Sign Me Up, Forever In Blue Jeans

by Kevin Burton

   We talk Neil Diamond for the second time this week today, but first, a short digression back to my college days.

   My college friend Matt once commented that “the only things Kevin Burton and I agree on are Billy Joel and freedom of the press.”

   We favored both, for the record. 

   Matt also called me “the gutless wonder” which was and still is accurate on so many levels. 

   His best call of all was when he said I have “a wicked anti-establishment streak.”

   That last one has cost me more than once in my work life when I told the truth too loudly and too publicly for my bosses to handle without retaliation.

   OK, so back to Diamond.  Last week I was looking into songs that rose only to number 22 on the Top 40 and discovered he had two of them, “Brother Love’s Travelling Salvation Show” and “Kentucky Woman” That of course led to a story, (“Brother Neil’s Travelling Controversy,” Feb. 22). 

  While doing that research I discovered my favorite Neil Diamond tune was a little bit too successful for my series, having reached number 20.

   That song, “Forever in Blue Jeans,” is one I can’t pass up talking about.  If it doesn’t quite fit my series, the song fits me in every other way. 

   And I knew it immediately. It was love at first hear.

   Funny thing, Forever In Blue Jeans is not a screaming denunciation exactly. It’s more a quiet confirmation of the simple things and the loved ones we try to keep within reach.

   “Money talks, but it don’t sing and dance and it don’t walk. Long as I can have you here with me, I’d much rather be forever in blue jeans.”

   Does that not say it all? Have you heard a better summation of the folk tradition?  When I gather evidence for my argument for pop music as high art, this song will be in my briefcase.

   If I needed to lay out a musical calling card, to string together four or five songs to show somebody who I am, this would be one of the songs I could use.

   That anti-establishment streak, diagnosed by my friend Matt in college? Still wicked.

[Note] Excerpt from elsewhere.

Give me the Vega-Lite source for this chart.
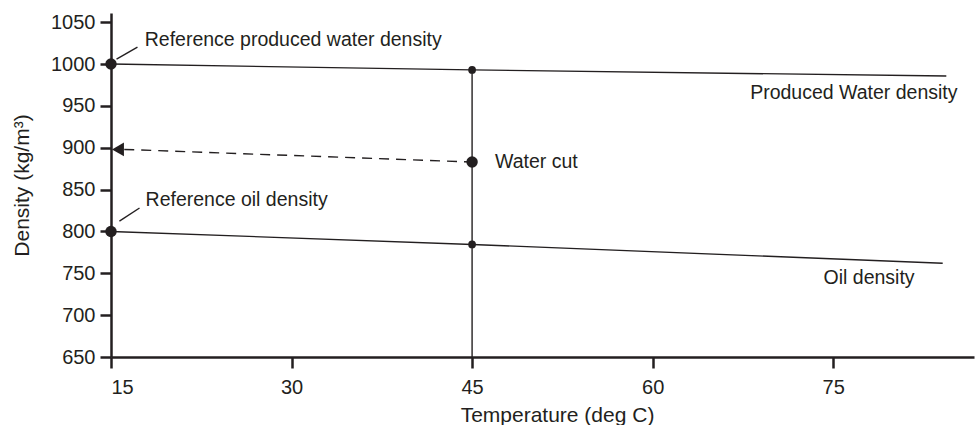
{
  "$schema": "https://vega.github.io/schema/vega-lite/v6.json",
  "autosize": "none",
  "width": 863,
  "height": 344,
  "padding": {"left": 111, "top": 13, "right": 4, "bottom": 68},
  "background": "white",
  "config": {
    "view": {"stroke": null},
    "font": "Liberation Sans",
    "axis": {
      "domainColor": "#231f20",
      "domainWidth": 2.5,
      "tickColor": "#231f20",
      "tickWidth": 2.5,
      "tickSize": 11,
      "grid": false,
      "labelFont": "Liberation Sans",
      "labelFontSize": 20,
      "labelColor": "#231f20",
      "titleFont": "Liberation Sans",
      "titleFontSize": 21,
      "titleFontWeight": "normal",
      "titleColor": "#231f20"
    },
    "text": {"font": "Liberation Sans", "fontSize": 19.5, "color": "#231f20"}
  },
  "datasets": {
    "lines": [
      {"series": "water", "T": 15, "D": 1000},
      {"series": "water", "T": 45, "D": 993},
      {"series": "water", "T": 84.4, "D": 985.7},
      {"series": "oil", "T": 15, "D": 800},
      {"series": "oil", "T": 45, "D": 784.5},
      {"series": "oil", "T": 84.1, "D": 762}
    ],
    "bigdots": [
      {"T": 15, "D": 1000},
      {"T": 15, "D": 800},
      {"T": 45, "D": 883}
    ],
    "smalldots": [
      {"T": 45, "D": 993},
      {"T": 45, "D": 784.5}
    ],
    "segments": [
      {"T": 45, "D": 650, "T2": 45, "D2": 993},
      {"T": 15.46, "D": 1006, "T2": 17.2, "D2": 1020.3},
      {"T": 15.7, "D": 812.4, "T2": 17.37, "D2": 828}
    ],
    "dashed": [
      {"T": 16.1, "D": 898, "T2": 45, "D2": 883}
    ],
    "arrow": [
      {"T": 15.58, "D": 898}
    ],
    "labels": [
      {"T": 17.8, "D": 1028.7, "label": "Reference produced water density"},
      {"T": 17.87, "D": 837.5, "label": "Reference oil density"},
      {"T": 68.1, "D": 965.4, "label": "Produced Water density"},
      {"T": 74.2, "D": 744.3, "label": "Oil density"},
      {"T": 46.9, "D": 883, "label": "Water cut"}
    ]
  },
  "encoding": {
    "x": {
      "field": "T", "type": "quantitative",
      "scale": {"domain": [15, 86.7], "nice": false, "zero": false},
      "axis": {
        "values": [15, 30, 45, 60, 75],
        "format": "d",
        "labelPadding": 9,
        "title": "Temperature (deg C)",
        "titleX": 446, "titleY": 58, "titleBaseline": "middle"
      }
    },
    "y": {
      "field": "D", "type": "quantitative",
      "scale": {"domain": [650, 1061], "nice": false, "zero": false},
      "axis": {
        "values": [650, 700, 750, 800, 850, 900, 950, 1000, 1050],
        "format": "d",
        "labelPadding": 5,
        "title": "Density (kg/m³)",
        "titleX": -89, "titleBaseline": "middle"
      }
    }
  },
  "layer": [
    {
      "data": {"name": "lines"},
      "mark": {"type": "line", "color": "#231f20", "strokeWidth": 1.4},
      "encoding": {"detail": {"field": "series"}}
    },
    {
      "data": {"name": "segments"},
      "mark": {"type": "rule", "color": "#231f20", "strokeWidth": 1.4},
      "encoding": {"x2": {"field": "T2"}, "y2": {"field": "D2"}}
    },
    {
      "data": {"name": "dashed"},
      "mark": {"type": "rule", "color": "#231f20", "strokeWidth": 1.4, "strokeDash": [10, 7]},
      "encoding": {"x2": {"field": "T2"}, "y2": {"field": "D2"}}
    },
    {
      "data": {"name": "arrow"},
      "mark": {"type": "point", "shape": "triangle-left", "filled": true, "color": "#231f20", "size": 190, "opacity": 1}
    },
    {
      "data": {"name": "bigdots"},
      "mark": {"type": "circle", "color": "#231f20", "size": 130, "opacity": 1}
    },
    {
      "data": {"name": "smalldots"},
      "mark": {"type": "circle", "color": "#231f20", "size": 60, "opacity": 1}
    },
    {
      "data": {"name": "labels"},
      "mark": {"type": "text", "align": "left", "baseline": "middle"},
      "encoding": {"text": {"field": "label"}}
    }
  ]
}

   My father was one who was impressed by money. He believed having it bestowed upon a person some kind of status beyond mere purchasing power. That was a very basic, very pointed philosophical struggle between us as long as he lived.  It was always there, like something jagged that you couldn’t push aside and couldn’t be comfortable with.

   That friction could have sustained a sitcom for a while probably, but for me it wasn’t funny. 

   Money talks, but in my experience it isn’t particularly interested in, or especially good at, listening.

   When I heard Forever In Blue Jeans for the first time in my mid-teens, I had my anthem. Nobody had to explain it to me.

   No screaming guitars, no name calling, no ridicule. The song’s only escalation is having the subsequent choruses beyond the first one sung an octave higher. That’s the way Diamond gave the song energy.

   Diamond said that the message of this song is that the simple things are really the important things, according to Songfacts. It was the shortest Songfacts entry I have ever seen. It also says the song isn’t literal because Diamond isn’t known to wear blue jeans.

   In 1979 I was a little young to be focused in on “baby’s treat,” the other element in the song. I skipped past that line then and now because the everyman power behind the Forever In Blue Jeans line, dominates.

   In my Flying Colors series, I ranked the song third on my blue list (“Favorite Songs With Blue In the Title,” Dec. 1, 2020). I had it behind the pure genius of number two “Suite Judy Blue Eyes,” by Crosby Stills and Nash and number one “Midnight Blue” by the underrated Melissa Manchester.  The latter manages to be soothing and soaring simultaneously.

   But Forever In Blue Jeans is much more valuable to me in terms of articulating my values.